STATED TASK:
Leave out the pictures and set down exactly the lines from the start of the listing through the one with "shapes = []", both included.
====== MATERIAL
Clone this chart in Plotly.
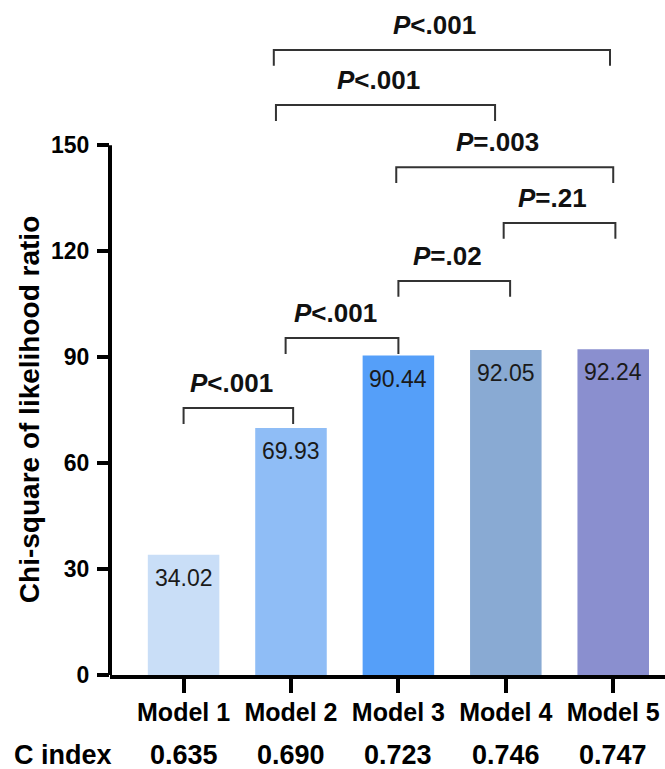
import plotly.graph_objects as go

# ---- data ----
models = ["Model 1", "Model 2", "Model 3", "Model 4", "Model 5"]
chi_square = [34.02, 69.93, 90.44, 92.05, 92.24]
c_index = ["0.635", "0.690", "0.723", "0.746", "0.747"]
bar_colors = ["#C9DEF7", "#8FBDF6", "#559FF9", "#89AAD3", "#8A8FCF"]

# comparisons: (left model index, right model index, label)
comp_left = [0, 1, 2, 3, 2, 1, 1]
comp_right = [1, 2, 3, 4, 4, 3, 4]
comp_label = ["<.001", "<.001", "=.02", "=.21", "=.003", "<.001", "<.001"]
# bracket heights on the chi-square scale
comp_height = [75.6, 95.4, 111.6, 128.0, 143.8, 161.4, 177.0]

y_ticks = [0, 30, 60, 90, 120, 150]

# ---- style ----
FONT = "Arial, Liberation Sans, Helvetica, sans-serif"
xpos = list(range(len(models)))
drop = 4.5
# small horizontal nudges of bracket ends (category units)
left_nudge = [0.0, -0.05, 0.0, -0.02, -0.02, -0.14, -0.16]
right_nudge = [0.02, 0.0, 0.04, 0.02, 0.0, -0.1, -0.03]

fig = go.Figure()
fig.add_trace(go.Bar(
    x=xpos, y=chi_square, width=0.666,
    marker=dict(color=bar_colors, line=dict(width=0)),
    hoverinfo="skip", showlegend=False,
))

annotations = []
shapes = []

# value labels inside bars
for i, v in enumerate(chi_square):
    annotations.append(dict(
        x=i, y=v, xref="x", yref="y", text=f"{v:.2f}", showarrow=False,
        yanchor="middle", yshift=-23,
        font=dict(family=FONT, size=23, color="#1a1a1a"),
    ))

# brackets + p-values
for a, b, lab, h, ln, rn in zip(comp_left, comp_right, comp_label, comp_height, left_nudge, right_nudge):
    x0 = a + ln
    x1 = b + rn
    shapes.append(dict(
        type="path", xref="x", yref="y",
        path=f"M {x0},{h - drop} L {x0},{h} L {x1},{h} L {x1},{h - drop}",
        line=dict(color="#333333", width=2),
    ))
    annotations.append(dict(
        x=(x0 + x1) / 2, y=h, xref="x", yref="y",
        text=f"<b><i>P</i>{lab.replace('<', '&lt;')}</b>", showarrow=False,
        yanchor="middle", yshift=25, xshift=-7,
        font=dict(family=FONT, size=26, color="#111111"),
    ))

# y axis line (only up to 150)
shapes.append(dict(
    type="line", xref="paper", yref="y", x0=0, x1=0, y0=0, y1=150,
    line=dict(color="black", width=4),
))

# y axis title
annotations.append(dict(
    x=0, y=75, xref="paper", yref="y", xshift=-81,
    text="<b>Chi-square of likelihood ratio</b>", textangle=-90,
    showarrow=False, xanchor="center", yanchor="middle",
    font=dict(family=FONT, size=28, color="black"),
))

# C index row
annotations.append(dict(
    x=0, y=0, xref="paper", yref="paper", xanchor="right", yanchor="middle",
    xshift=4, yshift=-80, text="<b>C index</b>", showarrow=False,
    font=dict(family=FONT, size=27, color="black"),
))
for i, c in enumerate(c_index):
    annotations.append(dict(
        x=i, y=0, xref="x", yref="paper", yanchor="middle", yshift=-80,
        text=f"<b>{c}</b>", showarrow=False,
        font=dict(family=FONT, size=27, color="black"),
    ))

fig.update_layout(
    width=665, height=769,
    margin=dict(l=110, r=0, t=4, b=94),
    paper_bgcolor="white", plot_bgcolor="white",
    xaxis=dict(
        range=[-0.685, 4.482], tickvals=xpos, ticktext=models,
        showline=True, linecolor="black", linewidth=4,
        ticks="outside", ticklen=14, tickwidth=3.5, tickcolor="black",
        ticklabelstandoff=-2,
        tickfont=dict(family=FONT, size=25, color="black", weight="bold"),
        showgrid=False, zeroline=False, fixedrange=True,
    ),
    yaxis=dict(
        range=[0, 190], tickvals=y_ticks, ticktext=[str(t) for t in y_ticks],
        showline=False, ticks="outside", ticklen=12, tickwidth=3.5, tickcolor="black",
        ticklabelstandoff=3,
        tickfont=dict(family=FONT, size=23, color="black", weight="bold"),
        showgrid=False, zeroline=False, fixedrange=True,
    ),
    shapes=shapes, annotations=annotations,
)

fig.write_html(
    "out.html",
    config={"displayModeBar": False},
    post_script="document.body.style.margin='0';document.body.style.overflow='hidden';",
)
============
CORRECT ANSWER:
Clone this chart in Plotly.
import plotly.graph_objects as go

# ---- data ----
models = ["Model 1", "Model 2", "Model 3", "Model 4", "Model 5"]
chi_square = [34.02, 69.93, 90.44, 92.05, 92.24]
c_index = ["0.635", "0.690", "0.723", "0.746", "0.747"]
bar_colors = ["#C9DEF7", "#8FBDF6", "#559FF9", "#89AAD3", "#8A8FCF"]

# comparisons: (left model index, right model index, label)
comp_left = [0, 1, 2, 3, 2, 1, 1]
comp_right = [1, 2, 3, 4, 4, 3, 4]
comp_label = ["<.001", "<.001", "=.02", "=.21", "=.003", "<.001", "<.001"]
# bracket heights on the chi-square scale
comp_height = [75.6, 95.4, 111.6, 128.0, 143.8, 161.4, 177.0]

y_ticks = [0, 30, 60, 90, 120, 150]

# ---- style ----
FONT = "Arial, Liberation Sans, Helvetica, sans-serif"
xpos = list(range(len(models)))
drop = 4.5
# small horizontal nudges of bracket ends (category units)
left_nudge = [0.0, -0.05, 0.0, -0.02, -0.02, -0.14, -0.16]
right_nudge = [0.02, 0.0, 0.04, 0.02, 0.0, -0.1, -0.03]

fig = go.Figure()
fig.add_trace(go.Bar(
    x=xpos, y=chi_square, width=0.666,
    marker=dict(color=bar_colors, line=dict(width=0)),
    hoverinfo="skip", showlegend=False,
))

annotations = []
shapes = []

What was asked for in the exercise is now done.